In the last decade, the political bosses of the region, with the help of Russian television, established “Europe” and “Ukrainian nationalism” as the twin bogeymen of Western modernity—a modernity that is presented as inferior to what Russia has to offer. In this way, a long-term campaign to win the hearts and minds of those in the Donbas region for Russia has been ongoing for several years.

Like ethnic Russians in Crimea with their nostalgia for both imperial military glory and wealthy vacationers from Moscow, Russian speakers in the Donbas miss the good old Soviet days. But they transpose their nostalgia into Putin’s Russia.

Russian culture, the Soviet welfare blanket, and imperial glory are the principal components of this ideological powder keg, which can only be neutralized by building a democratic and prosperous Ukraine.

The Ukrainian crisis revealed that the West let Ukraine down. Satisfied with winning the Cold War, Western powers did not invest in building a market economy and democracy in post-Soviet nations. There was no Marshall Plan for Ukraine (or other former Soviet countries) and the European Union never offered a clear accession path.

No wonder Russian-style authoritarianism supported by oil and gas revenues still looks attractive for many in eastern Ukraine, where national identities remain fluid. It is not that the Ukrainian identity is weak, but that the pro-Western and democratic choice associated with it does not receive the kind of financial and logistical support from the West that Russia offers to its proponents.

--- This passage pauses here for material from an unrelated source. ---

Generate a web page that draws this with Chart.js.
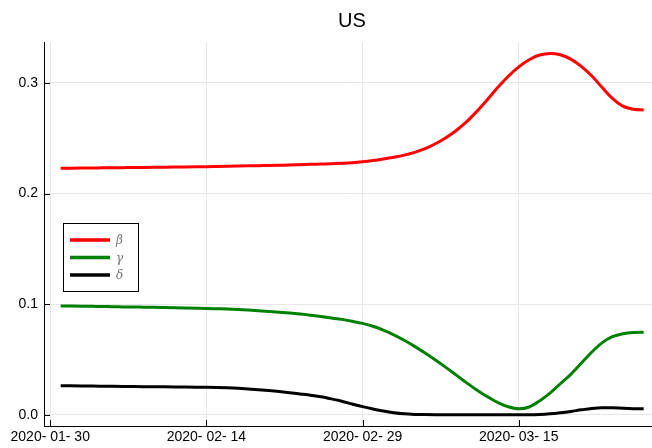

For Ukrainians a strong national identity and independent state has historically been connected with the European choice. This is in part true because the Russian choice is linked to an imperial project in which Ukraine plays the role of junior partner.

What this implies is that, in order to resolve the current Ukrainian crisis, Russia will have to change as well—a perhaps unlikely event.

Yet, such a change on Russia’s part is not without precedent. Polish-Ukrainian relations and the long history of Polish control of Ukrainian lands offer an example of how a former imperial master can be a beacon of democracy and economic reform instead of fomenting separatist violence in a neighboring country.